The perverse new virtue of value relativism, which urges people to be non-judgmental on issues of morality and immorality, must be questioned. In many modern societies, rejection of absolute values has often led to a rejection of all values.
Belief in relativity has led to the acceptance of the Shakespearean idea that “nothing is good or bad but thinking makes it so”.
Rejection of religion and tradition have led to a situation where belief in nothing often leads to a belief in anything!
State intervention in matters of sex morality is justified because a pervasive moral permissiveness and emptiness permeate modern society.
We are threatened more by moral anarchy than by dictatorship; more by decadence and apathy than by fanaticism.

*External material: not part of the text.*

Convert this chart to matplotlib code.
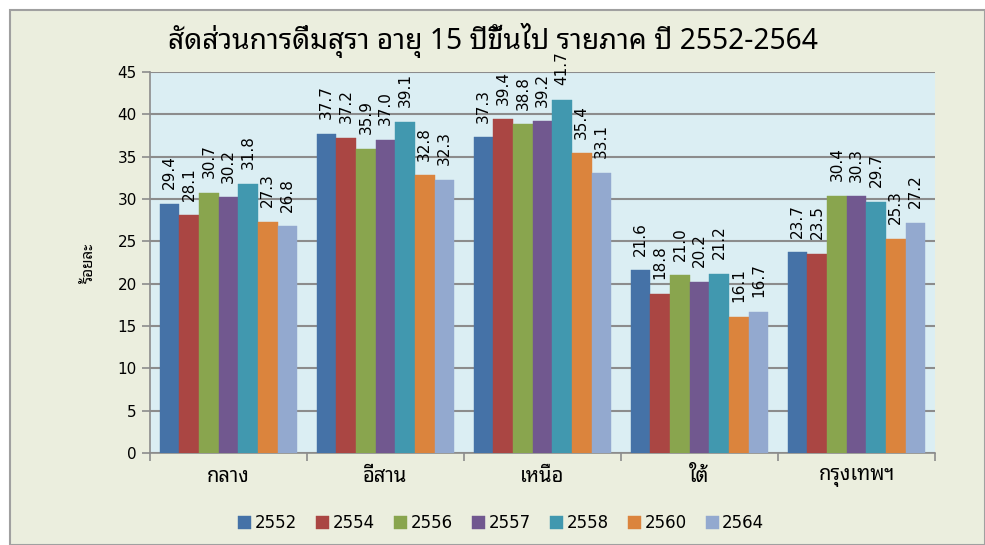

Under these circumstances, the dualism supported by the liberals between law and morality needs to be subordinated to a more complex unity, which seeks the interaction of secular and spiritual aspects ot life rather than their compartmentalisation.
Whether the liberal or the paternalistic view is better is ultimately a matter of subjective values and jurisprudential perspective. No knock-down argument is available to demolish either view.
A dialogue is necessary not only on issues of hair salons but on a whole range of issues on which the human rights and autonomy argument comes face to face with a traditionalist value system.
Not only in Malaysia, but in other societies, painful issues of personal autonomy versus moral propriety tug at our conscience.
There are debates about abortion in Ireland, same sex marriages in the United States, homosexuality and sex-change operations in Malaysia and divorce in Philippines.
No simple answers are available. All that one can say is that there must be widest posssible discussion before any decision is made.
The author wishes all Christian friends “Merry Christmas and Happy New Year”.